A group meant to bring Germantown residents together is driving them apart.

Neal Santos

THE BUCK STOPS: Protesters this week at the site of a planned Save-A-Lot and Dollar Tree stores.

[ deja vu ]

Germantown is haunted — not by spirits, but by the specter of years of insider politics, manipulation and division that finally culminated in 2010 in the dismantling of the Germantown Settlement community development corporation.

Under the leadership of Emanuel Freeman, whom his own accountant later likened to dictator Robert Mugabe, the housing and social service agency defaulted on millions in bank and government loans, had $2 million in tax liens placed against it, and was found to be missing or misappropriating $1 million. The agency left the community in the dark about its plans, let prized properties in Germantown fall into disrepair, and became the target of a federal probe.

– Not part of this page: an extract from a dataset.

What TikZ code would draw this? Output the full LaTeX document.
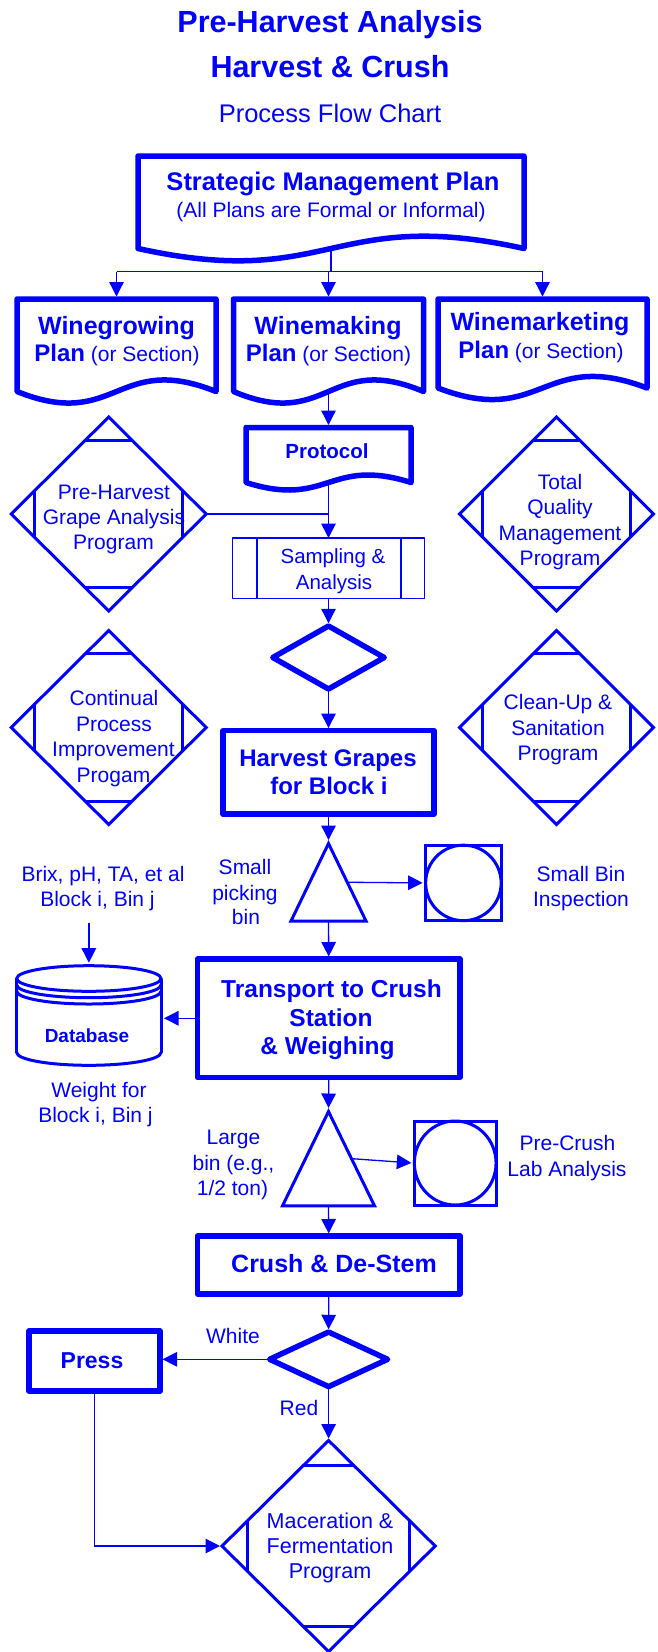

Despite all this, the organization continued to receive help (and Freeman continued to drive a Mercedes-Benz), including millions more in public funds, largely thanks to politicians such as Councilwoman Donna Reed Miller and former Mayor John Street. Finally, though, at the end of 2010, a bankruptcy judge ordered the agency shut down, adding that letting Freeman continue about his business would be like "leaving a fox in a hen house."

Vilified as Freeman became to much of Germantown, residents also blamed themselves for being too fractured as a community: In meetings during the past few years, they vowed to band together and fight off ruthless developers in the future. Germantown Settlement's end seemed to be the start of the community's rebirth.

But now, a controversial development plan is threatening to unravel that unity — and, some say, causing the community to make the same old mistakes that landed it in the Germantown Settlement mess.